There is already an answer on the link you posted, but I will try to solve it here.
"On the day after Halloween, Kabir had 5 times as much candy as Sam. If Kabir gives 18 pieces of candy to Sam, they will each have the same amount. How many pieces of candy do they have in all?"
If we make a variable for the number of candies Sam has, s, we can put everything in terms of s when we solve this. Because we know that Kabir had 5 times as much candy as Sam, we can make that expression:
5x = Kabir's candy
Now, we can figure out the second equation needed to figure out the answer. If Kabir gives Sam 18 candies, they will have the same amount. So:
5x - 18 = 3x
(I got 3x by dividing the total amount of candy by two, because they will have the same amount of candy once the exchange is done)

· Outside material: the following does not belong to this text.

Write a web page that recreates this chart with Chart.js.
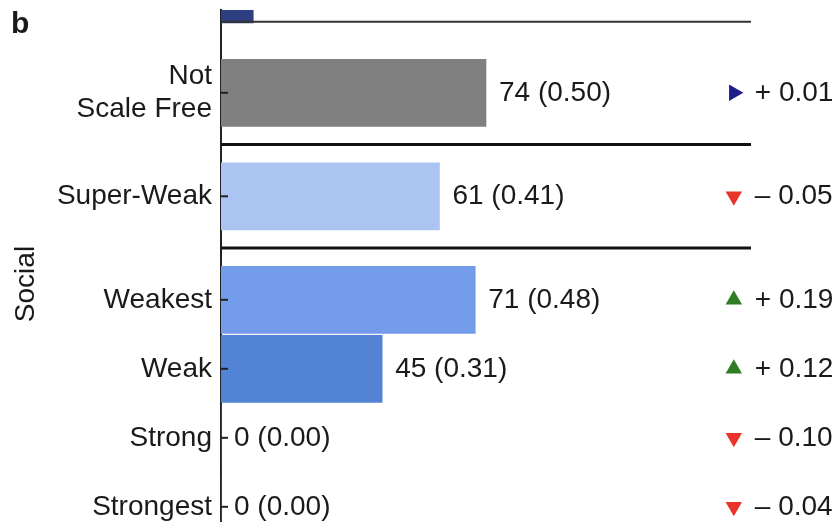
<!DOCTYPE html>
<html>
<head>
<meta charset="utf-8">
<script src="https://cdn.jsdelivr.net/npm/chart.js@4"></script>
<style>
  body { margin: 0; background: #fff; }
  #wrap { width: 836px; height: 522px; position: relative; }
</style>
</head>
<body>
<div id="wrap"><canvas id="chart"></canvas></div>
<script>
// Row data (rows sit on a numeric y axis so groups can have gaps)
const categories = [['Not', 'Scale Free'], 'Super-Weak', 'Weakest', 'Weak', 'Strong', 'Strongest'];
const rowPositions = [1.5, 3, 4.5, 5.5, 6.5, 7.5];
const counts = [74, 61, 71, 45, 0, 0];
const shares = [0.50, 0.41, 0.48, 0.31, 0.00, 0.00];
const changes = [0.01, -0.05, 0.19, 0.12, -0.10, -0.04];
const trend = ['flat', 'down', 'up', 'up', 'down', 'down'];
const groupBreaks = [0.47, 2.25, 3.75];
const total = 148;

// bar of the panel above, cut off at the top
const prevPosition = 0;
const prevCount = 9;

const barColors = ['#808080', '#abc4f1', '#739cea', '#5383d4', '#5383d4', '#5383d4'];
const prevColor = '#2d3f80';
const trendColors = { up: '#2f7d22', down: '#e8342a', flat: '#1c1c8a' };
const trendRotation = { up: 0, down: 180, flat: 90 };
const markerColumn = 143.2;

const FONT = '"Liberation Sans", Arial, Helvetica, sans-serif';
const TEXT = '#1a1a1a';
const SIZE = 28;
Chart.defaults.font.family = FONT;
Chart.defaults.font.size = SIZE;
Chart.defaults.color = TEXT;

const fmtChange = v => (v >= 0 ? '+ ' : '\u2013 ') + Math.abs(v).toFixed(2);

const decorations = {
  id: 'decorations',
  afterDatasetsDraw(chart) {
    const { ctx, chartArea, scales: { x, y } } = chart;
    ctx.save();

    // group separators
    groupBreaks.forEach((b, i) => {
      const py = y.getPixelForValue(b);
      ctx.strokeStyle = i === 0 ? '#333' : '#111';
      ctx.lineWidth = i === 0 ? 2 : 3;
      ctx.beginPath();
      ctx.moveTo(chartArea.left, py);
      ctx.lineTo(chartArea.right, py);
      ctx.stroke();
    });

    // inward tick marks
    ctx.strokeStyle = '#222';
    ctx.lineWidth = 2;
    rowPositions.forEach(p => {
      const py = y.getPixelForValue(p);
      ctx.beginPath();
      ctx.moveTo(chartArea.left, py);
      ctx.lineTo(chartArea.left + 7, py);
      ctx.stroke();
    });

    ctx.fillStyle = TEXT;
    ctx.font = SIZE + 'px ' + FONT;
    ctx.textBaseline = 'middle';
    ctx.textAlign = 'left';

    // value labels
    counts.forEach((c, i) => {
      const px = x.getPixelForValue(c) + 13;
      const py = y.getPixelForValue(rowPositions[i]);
      ctx.fillText(c + ' (' + shares[i].toFixed(2) + ')', px, py);
    });

    // change labels next to markers
    changes.forEach((c, i) => {
      const px = x.getPixelForValue(markerColumn) + 21;
      const py = y.getPixelForValue(rowPositions[i]);
      ctx.fillText(fmtChange(c), px, py);
    });

    // panel letter and axis title
    ctx.font = 'bold 30px ' + FONT;
    ctx.textBaseline = 'alphabetic';
    ctx.fillText('b', 11, 33);

    ctx.font = SIZE + 'px ' + FONT;
    ctx.textAlign = 'center';
    ctx.textBaseline = 'middle';
    ctx.translate(26, 284);
    ctx.rotate(-Math.PI / 2);
    ctx.fillText('Social', 0, 0);
    ctx.restore();
  }
};

new Chart(document.getElementById('chart'), {
  data: {
    datasets: [
      {
        type: 'bar',
        indexAxis: 'y',
        data: [{ x: prevCount, y: prevPosition }].concat(
          counts.map((c, i) => ({ x: c, y: rowPositions[i] }))
        ),
        backgroundColor: [prevColor].concat(barColors),
        barThickness: 67,
        borderWidth: 0
      },
      {
        type: 'scatter',
        data: rowPositions.map(p => ({ x: markerColumn, y: p })),
        pointStyle: 'triangle',
        pointRadius: 9.5,
        rotation: trend.map(t => trendRotation[t]),
        backgroundColor: trend.map(t => trendColors[t]),
        borderWidth: 0
      }
    ]
  },
  options: {
    responsive: true,
    maintainAspectRatio: false,
    animation: false,
    layout: { autoPadding: false, padding: { top: 10, right: 85, left: 0, bottom: 0 } },
    plugins: { legend: { display: false }, tooltip: { enabled: false } },
    scales: {
      x: {
        type: 'linear',
        min: 0,
        max: total,
        offset: false,
        display: false
      },
      y: {
        type: 'linear',
        reverse: true,
        min: 0.3,
        max: 7.72,
        offset: false,
        afterFit(scale) {
          scale.width = 221;
          scale.paddingTop = 0;
          scale.paddingBottom = 0;
        },
        afterBuildTicks(scale) {
          scale.ticks = rowPositions.map(v => ({ value: v }));
        },
        grid: { display: false, drawTicks: false, offset: false },
        border: { display: true, color: '#222', width: 2 },
        ticks: {
          padding: 9,
          color: TEXT,
          font: { size: SIZE },
          callback: (v, i) => categories[i]
        }
      }
    }
  },
  plugins: [decorations]
});
</script>
</body>
</html>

Now, we can solve the equation for x.
5x - 18 = 3x
(Subtract 3x from both sides)
2x - 18 = 0
(Add 18 to both sides)
2x = 18
(Divide both sides by 2)
x = 9
Now we can figure out the total amount by multipling x by 6. As I said above, the total amount of candy is 6x.
6x = Total
6 * (9) = Total
56 = Total
The total amount of candy that both boys have is 56 pieces of candy.
Thanks for your efforts Notguest but please next time answer on the original thread.
It would be nice if you went back to the original and put another post linking your answer here with the others.
I mean a post with a link to your answer here.
Alright, but the thing is, there was already an answer that mostly gives my reasoning on the same thread in the link posted at the time of my post here, so would it still be wise to put a link there? I also have no way of knowing that the person who wrote that thread was the same as the one who wrote this one, because they could have created an account in the time in between. I was just explaining here so that the person who wrote this thread would definitely see my answer, but I'll post a link there anyways.
You can leave a little note on this thread to say that you have answered on the original. (That is what I do)
That way at least anybody who is perusing questions can see all of the answers that have been provided.
I have not looked at any of the answers in full but if your answer is the same as another earlier one, what was the purpose in providing it again?
I see your answer has a lot of detail and that is great and maybe that really did help the asker .... but maybe you could consider asking the poster what it is that he/she does not understand about the earlier answers.
Sometimes it can be something quite simple, that more detail still does not address.
If you can get the asker to interact with you you will be able to teach them MUCH more effectively.
Anyway, thanks for providing such a detailed answer.